By Sanika Achrekar
Pleats, as a functional design element, are known to add nuance to clothing. As the iconic fold comes back on the runways, we delve into details with fashion stalwarts on their place in menswear
Issey Miyake, the iconic designer who passed away recently, was the pioneer for pleats in fashion. In 1993, the designer had launched his Pleats Please line, for which he had used a patented process called ‘garment pleating’, which meant pleating clothes rather than doing so with textiles. Soon, celebrities and fashion enthusiasts of all ages saw the edge in wearing garments with pleats, and women weren’t the only ones flaunting the classic technique. That was just the beginning.
Just like key Y2K styles, pleats are kicking ass on runways, being discovered again by independent labels, and trickling down to fast fashion brands. Think pleated trousers, shirts, embroideries, and scarves in prints, single tones, or infused with other trends.
Baggy pleated pants made their comeback at Burberry and Dior, whereas kilts were seen at Louis Vuitton and Thom Brown. The latest Issey Miyake Spring/Summer 2023 heavily focused on its signature style, ranging from collectable pieces such as pleated boy shorts, knitwear, pants, blouses, and lousy genderless silhouettes in the forms of dresses and tops. At present, Zara and Uniqlo are joining the club to welcome pleats for both menswear and womenswear.
“Pleats can be used both for fashion and for function, it’s an essential yet stylish detail. Usually, pleats offer breathing room in a garment, but strategically placed pleats could make an understated fashion statement for men’s fashion,” explains designer Preeti Jain of Nirmooha.
Fashion designer Arjan Dugal, who recently launched his menswear collection, believes that pleats have always been a staple. “It’s that undercurrent of sophistication intertwined with a touch of texture play that will always create a beautiful look. More than that, if done nicely, the versatility of pleats is not easily matched, even with embroidery. It can be used in so many ways such as accents, as the main theme, as a subtle touch, or even to create volume,” he continues.

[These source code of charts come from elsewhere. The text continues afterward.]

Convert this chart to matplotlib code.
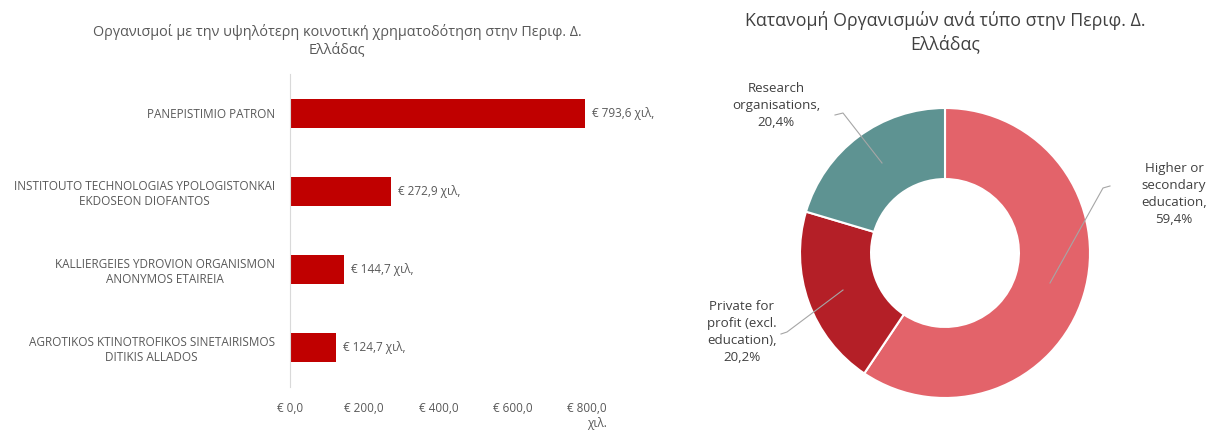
import matplotlib.pyplot as plt

plt.rcParams['font.family'] = ['Open Sans', 'DejaVu Sans']

# ---- data: left bar chart
organisations = ['PANEPISTIMIO PATRON',
                 'INSTITOUTO TECHNOLOGIAS YPOLOGISTONKAI\nEKDOSEON DIOFANTOS',
                 'KALLIERGEIES YDROVION ORGANISMON\nANONYMOS ETAIREIA',
                 'AGROTIKOS KTINOTROFIKOS SINETAIRISMOS\nDITIKIS ALLADOS']
funding = [793.6, 272.9, 144.7, 124.7]
x_ticks = [0, 200, 400, 600, 800]

# ---- data: right donut
org_types = ['Higher or\nsecondary\neducation,', 'Private for\nprofit (excl.\neducation),',
             'Research\norganisations,']
shares = [59.4, 20.2, 20.4]

W, H = 1206, 430
fig = plt.figure(figsize=(W / 100, H / 100), dpi=100)
txt = '#595959'
small = 8.5

def fx(px):
    return px / W

def fy(py):
    return 1 - py / H

# ===== bar chart =====
ax = fig.add_axes([fx(290), fy(387), fx(587) - fx(290), fy(74) - fy(387)])
ypos = list(range(len(organisations)))
ax.barh(ypos, funding, height=0.37, color='#C00000')
ax.set_xlim(0, 800)
ax.set_ylim(3.5, -0.5)
ax.set_yticks(ypos)
ax.set_yticklabels(organisations, fontsize=small, color=txt, multialignment='center', linespacing=1.2)
ax.set_xticks(x_ticks)
ax.set_xticklabels(['€ {:.1f}'.format(v).replace('.', ',') for v in x_ticks], fontsize=small, color=txt)
ax.tick_params(axis='both', length=0)
ax.tick_params(axis='y', pad=11)
ax.tick_params(axis='x', pad=11)
for s in ['top', 'right', 'bottom']:
    ax.spines[s].set_visible(False)
ax.spines['left'].set_color('#D9D9D9')
for y, v in zip(ypos, funding):
    ax.annotate('€ {:.1f} χιλ.'.format(v).replace('.', ','), (v, y), xytext=(5, 0),
                textcoords='offset points', va='center', ha='left', fontsize=small, color=txt)
fig.text(fx(597), fy(423), 'χιλ.', fontsize=small, color=txt, ha='center', va='center')
fig.text(fx(337), fy(41), 'Οργανισμοί με την υψηλότερη κοινοτική χρηματοδότηση στην Περιφ. Δ.\nΕλλάδας',
         fontsize=10.4, color=txt, ha='center', va='center', linespacing=1.2)

# ===== donut =====
R = 145
cx, cy = 945, 253
ax2 = fig.add_axes([fx(645), 0, fx(1206) - fx(645), 1])
ax2.pie(shares, colors=['#E3636A', '#B41F27', '#5E9392'], startangle=90, counterclock=False,
        radius=1, wedgeprops=dict(width=0.49, edgecolor='white', linewidth=1.5))
ax2.set_aspect('auto')
ax2.set_xlim((645 - cx) / R, (1206 - cx) / R)
ax2.set_ylim((cy - H) / R, cy / R)
ax2.axis('off')

def dxy(px, py):
    return ((px - cx) / R, (cy - py) / R)

labels = [t + '\n' + '{:.1f}%'.format(v).replace('.', ',') for t, v in zip(org_types, shares)]
label_pos = [(1174, 194), (742, 332), (776, 105)]
leaders = [[(1110, 186), (1103, 188), (1050, 283)],
           [(781, 334), (787, 332), (843, 290)],
           [(835, 115), (843, 113), (882, 163)]]
for lab, (px, py), pts in zip(labels, label_pos, leaders):
    x, y = dxy(px, py)
    ax2.text(x, y, lab, ha='center', va='center', fontsize=9.6, color='#404040', linespacing=1.4)
    xs, ys = zip(*[dxy(a, b) for a, b in pts])
    ax2.plot(xs, ys, color='#A6A6A6', lw=0.8)

fig.text(fx(945), fy(32), 'Κατανομή Οργανισμών ανά τύπο στην Περιφ. Δ.\nΕλλάδας',
         fontsize=12.8, color='#404040', ha='center', va='center', linespacing=1.3)

fig.savefig('out.png', dpi=100)
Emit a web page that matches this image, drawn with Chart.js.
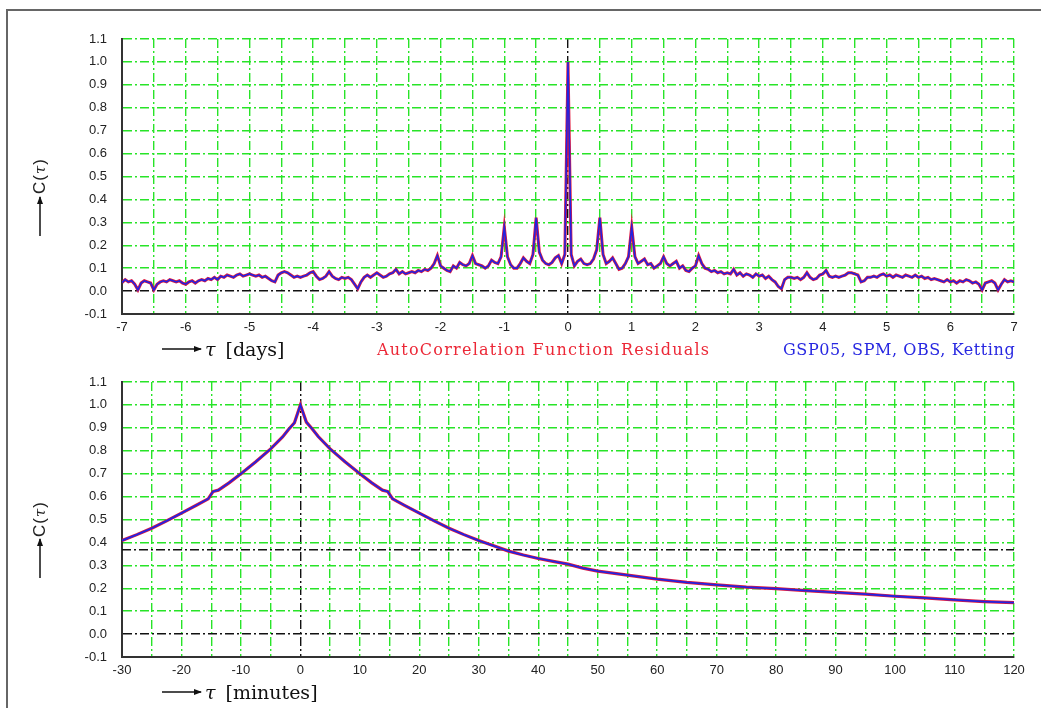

The best way to perfect pleats is by either wearing one pleated item with a basic, or doing double pleats like a monochrome head-to-toe. Jain explains how in garments, pleats are used in pants, in the lining of a blazer, or on the back of a shirt. All of these are meant for function, whereas fashion pleats could be found in poet shirts from the Renaissance Era, or big flowy pirate shirts. For some, fancy details like accordion pleats too can be found in formals, like in tuxedo shirts.
Traditional Indian menswear has almost always used pleats for enhancement and to give that extra flair. Jain thinks that these futuristic elements work in Indian attires where some draped pleats flow over the shoulder on a sherwani, giving a fashion-forward look to the groom or groomsmen. At a sangeet, you can opt for flowy harem pants, which will help ease your movement for the evening.
“Pleats, if done tastefully, will always stand out, as pleats are a very understated, intriguing detail to add to a garment. If I were to design or style pleats, I would love to see how pleats are enhanced with organza, and give it a loud look. Pleats on the front of the shirt with different textures of fabric sound fun to play around with,” she opines.
Aneeth Arora, founder of designer clothing brand Pero, says that with menswear, pleats are commonly attached to shirts and sleeves. “Multiple pleats are easy to play with. With pleats, if the fabric is a mix of synthetic, then they can be kept permanent but if you are using pure fabric, then it becomes difficult to hold them down is a very technical thing so we usually hold it down with a stitch it so that it doesn’t open up and this needs to be done very carefully,” she explains
Looks like pleats are here to stay, with a hint of new variations.